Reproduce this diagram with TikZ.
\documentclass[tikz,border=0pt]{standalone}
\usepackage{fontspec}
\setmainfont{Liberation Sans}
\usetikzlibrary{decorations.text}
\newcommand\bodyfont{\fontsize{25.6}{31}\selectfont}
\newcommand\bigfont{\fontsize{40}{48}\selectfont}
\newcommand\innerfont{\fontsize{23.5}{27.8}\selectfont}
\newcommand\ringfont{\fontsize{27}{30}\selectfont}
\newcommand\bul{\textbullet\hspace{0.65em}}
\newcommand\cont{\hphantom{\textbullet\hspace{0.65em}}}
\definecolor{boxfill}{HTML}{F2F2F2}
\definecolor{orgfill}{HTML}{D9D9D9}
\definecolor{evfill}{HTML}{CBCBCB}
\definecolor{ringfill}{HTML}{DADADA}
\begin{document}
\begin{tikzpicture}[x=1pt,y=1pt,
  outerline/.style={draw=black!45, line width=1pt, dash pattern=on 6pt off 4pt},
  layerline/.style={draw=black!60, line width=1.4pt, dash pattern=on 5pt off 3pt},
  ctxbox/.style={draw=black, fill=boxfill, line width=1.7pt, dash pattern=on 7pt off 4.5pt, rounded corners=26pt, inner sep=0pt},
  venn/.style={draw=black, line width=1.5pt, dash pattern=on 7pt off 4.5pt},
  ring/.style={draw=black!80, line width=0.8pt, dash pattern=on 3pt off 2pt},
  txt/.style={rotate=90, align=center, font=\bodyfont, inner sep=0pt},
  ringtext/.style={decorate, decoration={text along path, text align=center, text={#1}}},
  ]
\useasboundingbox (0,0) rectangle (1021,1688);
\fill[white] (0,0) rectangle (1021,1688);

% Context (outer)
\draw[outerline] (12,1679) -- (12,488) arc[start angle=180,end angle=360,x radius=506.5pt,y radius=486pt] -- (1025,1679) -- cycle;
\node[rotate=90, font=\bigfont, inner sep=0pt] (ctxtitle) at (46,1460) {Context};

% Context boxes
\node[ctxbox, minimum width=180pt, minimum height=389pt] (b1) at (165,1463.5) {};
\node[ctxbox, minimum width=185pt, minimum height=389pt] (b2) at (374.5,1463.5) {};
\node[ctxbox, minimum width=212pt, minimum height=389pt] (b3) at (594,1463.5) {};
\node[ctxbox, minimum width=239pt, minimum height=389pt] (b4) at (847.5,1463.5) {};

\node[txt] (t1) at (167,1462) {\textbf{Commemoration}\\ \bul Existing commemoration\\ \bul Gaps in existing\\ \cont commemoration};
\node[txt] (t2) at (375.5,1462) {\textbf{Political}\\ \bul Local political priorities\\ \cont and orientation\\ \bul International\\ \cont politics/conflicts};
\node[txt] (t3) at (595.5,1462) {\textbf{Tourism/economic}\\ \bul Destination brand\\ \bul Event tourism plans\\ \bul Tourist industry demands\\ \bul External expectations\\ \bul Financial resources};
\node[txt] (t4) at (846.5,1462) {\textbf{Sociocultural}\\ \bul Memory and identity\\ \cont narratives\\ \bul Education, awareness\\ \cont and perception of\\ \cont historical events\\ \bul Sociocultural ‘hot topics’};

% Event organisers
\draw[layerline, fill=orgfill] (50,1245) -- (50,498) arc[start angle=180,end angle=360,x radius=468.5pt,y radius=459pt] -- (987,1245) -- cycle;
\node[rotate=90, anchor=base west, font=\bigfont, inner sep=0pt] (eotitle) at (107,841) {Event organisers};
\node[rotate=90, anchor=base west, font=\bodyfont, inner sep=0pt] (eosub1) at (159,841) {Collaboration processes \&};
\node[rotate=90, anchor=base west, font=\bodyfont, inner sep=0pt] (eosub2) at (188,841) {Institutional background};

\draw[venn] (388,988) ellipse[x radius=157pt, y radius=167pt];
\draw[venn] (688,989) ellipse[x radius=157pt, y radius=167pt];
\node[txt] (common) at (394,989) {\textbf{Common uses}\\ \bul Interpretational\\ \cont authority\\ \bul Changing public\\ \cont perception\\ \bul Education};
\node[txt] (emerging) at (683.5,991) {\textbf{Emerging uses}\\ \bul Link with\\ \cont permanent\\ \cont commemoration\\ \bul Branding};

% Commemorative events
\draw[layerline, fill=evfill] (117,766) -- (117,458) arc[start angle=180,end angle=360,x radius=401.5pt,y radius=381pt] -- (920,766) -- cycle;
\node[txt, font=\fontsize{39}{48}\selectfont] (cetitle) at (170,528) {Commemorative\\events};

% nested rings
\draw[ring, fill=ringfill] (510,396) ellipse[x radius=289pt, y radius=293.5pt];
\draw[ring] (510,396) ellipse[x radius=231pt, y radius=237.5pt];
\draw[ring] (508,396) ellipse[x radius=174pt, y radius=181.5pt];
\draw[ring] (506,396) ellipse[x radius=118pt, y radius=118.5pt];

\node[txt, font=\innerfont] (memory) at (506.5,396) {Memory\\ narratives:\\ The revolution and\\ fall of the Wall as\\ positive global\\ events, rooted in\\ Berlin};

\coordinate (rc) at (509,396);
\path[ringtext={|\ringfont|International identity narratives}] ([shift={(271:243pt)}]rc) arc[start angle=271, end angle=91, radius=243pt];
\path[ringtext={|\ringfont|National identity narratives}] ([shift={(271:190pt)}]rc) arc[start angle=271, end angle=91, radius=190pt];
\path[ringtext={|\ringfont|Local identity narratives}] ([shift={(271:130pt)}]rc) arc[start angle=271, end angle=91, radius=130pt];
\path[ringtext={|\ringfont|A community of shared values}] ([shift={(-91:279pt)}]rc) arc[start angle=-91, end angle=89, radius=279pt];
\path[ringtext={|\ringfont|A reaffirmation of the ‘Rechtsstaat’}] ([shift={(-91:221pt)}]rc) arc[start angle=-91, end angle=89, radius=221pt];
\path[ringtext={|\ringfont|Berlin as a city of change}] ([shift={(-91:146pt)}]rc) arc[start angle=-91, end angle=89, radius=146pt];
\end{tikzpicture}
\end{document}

Problem to work on: Make an exact copy of all the data.

Full output:
Reproduce this diagram with TikZ.
\documentclass[tikz,border=0pt]{standalone}
\usepackage{fontspec}
\setmainfont{Liberation Sans}
\usetikzlibrary{decorations.text}
\newcommand\bodyfont{\fontsize{25.6}{31}\selectfont}
\newcommand\bigfont{\fontsize{40}{48}\selectfont}
\newcommand\innerfont{\fontsize{23.5}{27.8}\selectfont}
\newcommand\ringfont{\fontsize{27}{30}\selectfont}
\newcommand\bul{\textbullet\hspace{0.65em}}
\newcommand\cont{\hphantom{\textbullet\hspace{0.65em}}}
\definecolor{boxfill}{HTML}{F2F2F2}
\definecolor{orgfill}{HTML}{D9D9D9}
\definecolor{evfill}{HTML}{CBCBCB}
\definecolor{ringfill}{HTML}{DADADA}
\begin{document}
\begin{tikzpicture}[x=1pt,y=1pt,
  outerline/.style={draw=black!45, line width=1pt, dash pattern=on 6pt off 4pt},
  layerline/.style={draw=black!60, line width=1.4pt, dash pattern=on 5pt off 3pt},
  ctxbox/.style={draw=black, fill=boxfill, line width=1.7pt, dash pattern=on 7pt off 4.5pt, rounded corners=26pt, inner sep=0pt},
  venn/.style={draw=black, line width=1.5pt, dash pattern=on 7pt off 4.5pt},
  ring/.style={draw=black!80, line width=0.8pt, dash pattern=on 3pt off 2pt},
  txt/.style={rotate=90, align=center, font=\bodyfont, inner sep=0pt},
  ringtext/.style={decorate, decoration={text along path, text align=center, text={#1}}},
  ]
\useasboundingbox (0,0) rectangle (1021,1688);
\fill[white] (0,0) rectangle (1021,1688);

% Context (outer)
\draw[outerline] (12,1679) -- (12,488) arc[start angle=180,end angle=360,x radius=506.5pt,y radius=486pt] -- (1025,1679) -- cycle;
\node[rotate=90, font=\bigfont, inner sep=0pt] (ctxtitle) at (46,1460) {Context};

% Context boxes
\node[ctxbox, minimum width=180pt, minimum height=389pt] (b1) at (165,1463.5) {};
\node[ctxbox, minimum width=185pt, minimum height=389pt] (b2) at (374.5,1463.5) {};
\node[ctxbox, minimum width=212pt, minimum height=389pt] (b3) at (594,1463.5) {};
\node[ctxbox, minimum width=239pt, minimum height=389pt] (b4) at (847.5,1463.5) {};

\node[txt] (t1) at (167,1462) {\textbf{Commemoration}\\ \bul Existing commemoration\\ \bul Gaps in existing\\ \cont commemoration};
\node[txt] (t2) at (375.5,1462) {\textbf{Political}\\ \bul Local political priorities\\ \cont and orientation\\ \bul International\\ \cont politics/conflicts};
\node[txt] (t3) at (595.5,1462) {\textbf{Tourism/economic}\\ \bul Destination brand\\ \bul Event tourism plans\\ \bul Tourist industry demands\\ \bul External expectations\\ \bul Financial resources};
\node[txt] (t4) at (846.5,1462) {\textbf{Sociocultural}\\ \bul Memory and identity\\ \cont narratives\\ \bul Education, awareness\\ \cont and perception of\\ \cont historical events\\ \bul Sociocultural ‘hot topics’};

% Event organisers
\draw[layerline, fill=orgfill] (50,1245) -- (50,498) arc[start angle=180,end angle=360,x radius=468.5pt,y radius=459pt] -- (987,1245) -- cycle;
\node[rotate=90, anchor=base west, font=\bigfont, inner sep=0pt] (eotitle) at (107,841) {Event organisers};
\node[rotate=90, anchor=base west, font=\bodyfont, inner sep=0pt] (eosub1) at (159,841) {Collaboration processes \&};
\node[rotate=90, anchor=base west, font=\bodyfont, inner sep=0pt] (eosub2) at (188,841) {Institutional background};

\draw[venn] (388,988) ellipse[x radius=157pt, y radius=167pt];
\draw[venn] (688,989) ellipse[x radius=157pt, y radius=167pt];
\node[txt] (common) at (394,989) {\textbf{Common uses}\\ \bul Interpretational\\ \cont authority\\ \bul Changing public\\ \cont perception\\ \bul Education};
\node[txt] (emerging) at (683.5,991) {\textbf{Emerging uses}\\ \bul Link with\\ \cont permanent\\ \cont commemoration\\ \bul Branding};

% Commemorative events
\draw[layerline, fill=evfill] (117,766) -- (117,458) arc[start angle=180,end angle=360,x radius=401.5pt,y radius=381pt] -- (920,766) -- cycle;
\node[txt, font=\fontsize{39}{48}\selectfont] (cetitle) at (170,528) {Commemorative\\events};

% nested rings
\draw[ring, fill=ringfill] (510,396) ellipse[x radius=289pt, y radius=293.5pt];
\draw[ring] (510,396) ellipse[x radius=231pt, y radius=237.5pt];
\draw[ring] (508,396) ellipse[x radius=174pt, y radius=181.5pt];
\draw[ring] (506,396) ellipse[x radius=118pt, y radius=118.5pt];

\node[txt, font=\innerfont] (memory) at (506.5,396) {Memory\\ narratives:\\ The revolution and\\ fall of the Wall as\\ positive global\\ events, rooted in\\ Berlin};

\coordinate (rc) at (509,396);
\path[ringtext={|\ringfont|International identity narratives}] ([shift={(271:243pt)}]rc) arc[start angle=271, end angle=91, radius=243pt];
\path[ringtext={|\ringfont|National identity narratives}] ([shift={(271:190pt)}]rc) arc[start angle=271, end angle=91, radius=190pt];
\path[ringtext={|\ringfont|Local identity narratives}] ([shift={(271:130pt)}]rc) arc[start angle=271, end angle=91, radius=130pt];
\path[ringtext={|\ringfont|A community of shared values}] ([shift={(-91:279pt)}]rc) arc[start angle=-91, end angle=89, radius=279pt];
\path[ringtext={|\ringfont|A reaffirmation of the ‘Rechtsstaat’}] ([shift={(-91:221pt)}]rc) arc[start angle=-91, end angle=89, radius=221pt];
\path[ringtext={|\ringfont|Berlin as a city of change}] ([shift={(-91:146pt)}]rc) arc[start angle=-91, end angle=89, radius=146pt];
\end{tikzpicture}
\end{document}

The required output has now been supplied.